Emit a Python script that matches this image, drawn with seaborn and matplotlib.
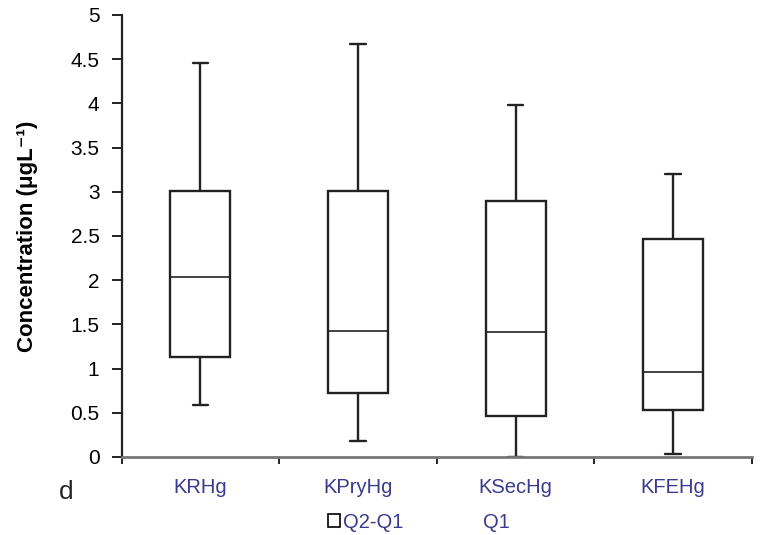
import matplotlib
matplotlib.use("Agg")
import matplotlib.pyplot as plt
import matplotlib.ticker as ticker
from matplotlib.patches import Patch
import seaborn as sns
import numpy as np
import pandas as pd

sns.set_theme(style="white")
plt.rcParams["font.family"] = ["Liberation Sans", "DejaVu Sans"]

# five-number summaries
sites = ["KRHg", "KPryHg", "KSecHg", "KFEHg"]
mins = [0.59, 0.18, 0.0, 0.03]
q1 = [1.13, 0.72, 0.46, 0.53]
medians = [2.03, 1.43, 1.41, 0.96]
q3 = [3.01, 3.01, 2.89, 2.47]
maxs = [4.46, 4.67, 3.98, 3.20]

# five points per site -> quartiles (linear interp) land exactly on the summary values
rows = []
for i, s in enumerate(sites):
    for v in (mins[i], q1[i], medians[i], q3[i], maxs[i]):
        rows.append({"site": s, "conc": v})
df = pd.DataFrame(rows)

fig, ax = plt.subplots(figsize=(7.65, 5.35), dpi=100)
fig.subplots_adjust(left=0.159, right=0.983, top=0.972, bottom=0.146)

sns.boxplot(data=df, x="site", y="conc", order=sites, whis=np.inf,
            color="white", linecolor="#222222", linewidth=1.7, width=0.38,
            capwidths=0.1, medianprops={"linewidth": 1.2},
            ax=ax)

# axes look
ax.set_ylim(0, 5)
ax.set_xlim(-0.5, len(sites) - 0.5)
ax.yaxis.set_major_locator(ticker.MultipleLocator(0.5))
ax.yaxis.set_major_formatter(ticker.FuncFormatter(lambda v, p: f"{v:g}"))
sns.despine(ax=ax)
ax.spines["left"].set_color("#222222")
ax.spines["left"].set_linewidth(1.6)
ax.spines["bottom"].set_color("#777777")
ax.spines["bottom"].set_linewidth(2)

ax.tick_params(axis="y", which="major", left=True, length=7, width=1.4,
               color="#222222", pad=9, labelsize=15, labelcolor="black")
ax.tick_params(axis="x", which="major", bottom=False, length=0, pad=15,
               labelsize=14.5, labelcolor="#3a3a8c")
ax.xaxis.set_minor_locator(ticker.FixedLocator(np.arange(-0.5, len(sites), 1.0)))
ax.tick_params(axis="x", which="minor", bottom=True, length=5, width=1.4,
               color="#222222")

ax.set_xlabel("")
ax.set_ylabel("Concentration (μgL⁻¹)", fontsize=16, fontweight="bold",
              color="black")
ax.yaxis.set_label_coords(-0.133, 0.5)

fig.text(0.086, 0.08, "d", fontsize=19, ha="center", va="center")

handles = [Patch(facecolor="white", edgecolor="black", linewidth=1.2),
           Patch(facecolor="none", edgecolor="none")]
fig.legend(handles, ["Q2-Q1", "Q1"], loc="center", bbox_to_anchor=(0.547, 0.024),
           ncol=2, frameon=False, fontsize=14.5, handlelength=0.6,
           handleheight=0.6, handletextpad=0.15, columnspacing=3.2,
           labelcolor="#3a3a8c")

fig.savefig("out.png", dpi=100)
※ ※ ※
§ **To do**
The listing above must be printed again exactly, minus its pictures.

§ **Complete response**
Emit a Python script that matches this image, drawn with seaborn and matplotlib.
import matplotlib
matplotlib.use("Agg")
import matplotlib.pyplot as plt
import matplotlib.ticker as ticker
from matplotlib.patches import Patch
import seaborn as sns
import numpy as np
import pandas as pd

sns.set_theme(style="white")
plt.rcParams["font.family"] = ["Liberation Sans", "DejaVu Sans"]

# five-number summaries
sites = ["KRHg", "KPryHg", "KSecHg", "KFEHg"]
mins = [0.59, 0.18, 0.0, 0.03]
q1 = [1.13, 0.72, 0.46, 0.53]
medians = [2.03, 1.43, 1.41, 0.96]
q3 = [3.01, 3.01, 2.89, 2.47]
maxs = [4.46, 4.67, 3.98, 3.20]

# five points per site -> quartiles (linear interp) land exactly on the summary values
rows = []
for i, s in enumerate(sites):
    for v in (mins[i], q1[i], medians[i], q3[i], maxs[i]):
        rows.append({"site": s, "conc": v})
df = pd.DataFrame(rows)

fig, ax = plt.subplots(figsize=(7.65, 5.35), dpi=100)
fig.subplots_adjust(left=0.159, right=0.983, top=0.972, bottom=0.146)

sns.boxplot(data=df, x="site", y="conc", order=sites, whis=np.inf,
            color="white", linecolor="#222222", linewidth=1.7, width=0.38,
            capwidths=0.1, medianprops={"linewidth": 1.2},
            ax=ax)

# axes look
ax.set_ylim(0, 5)
ax.set_xlim(-0.5, len(sites) - 0.5)
ax.yaxis.set_major_locator(ticker.MultipleLocator(0.5))
ax.yaxis.set_major_formatter(ticker.FuncFormatter(lambda v, p: f"{v:g}"))
sns.despine(ax=ax)
ax.spines["left"].set_color("#222222")
ax.spines["left"].set_linewidth(1.6)
ax.spines["bottom"].set_color("#777777")
ax.spines["bottom"].set_linewidth(2)

ax.tick_params(axis="y", which="major", left=True, length=7, width=1.4,
               color="#222222", pad=9, labelsize=15, labelcolor="black")
ax.tick_params(axis="x", which="major", bottom=False, length=0, pad=15,
               labelsize=14.5, labelcolor="#3a3a8c")
ax.xaxis.set_minor_locator(ticker.FixedLocator(np.arange(-0.5, len(sites), 1.0)))
ax.tick_params(axis="x", which="minor", bottom=True, length=5, width=1.4,
               color="#222222")

ax.set_xlabel("")
ax.set_ylabel("Concentration (μgL⁻¹)", fontsize=16, fontweight="bold",
              color="black")
ax.yaxis.set_label_coords(-0.133, 0.5)

fig.text(0.086, 0.08, "d", fontsize=19, ha="center", va="center")

handles = [Patch(facecolor="white", edgecolor="black", linewidth=1.2),
           Patch(facecolor="none", edgecolor="none")]
fig.legend(handles, ["Q2-Q1", "Q1"], loc="center", bbox_to_anchor=(0.547, 0.024),
           ncol=2, frameon=False, fontsize=14.5, handlelength=0.6,
           handleheight=0.6, handletextpad=0.15, columnspacing=3.2,
           labelcolor="#3a3a8c")

fig.savefig("out.png", dpi=100)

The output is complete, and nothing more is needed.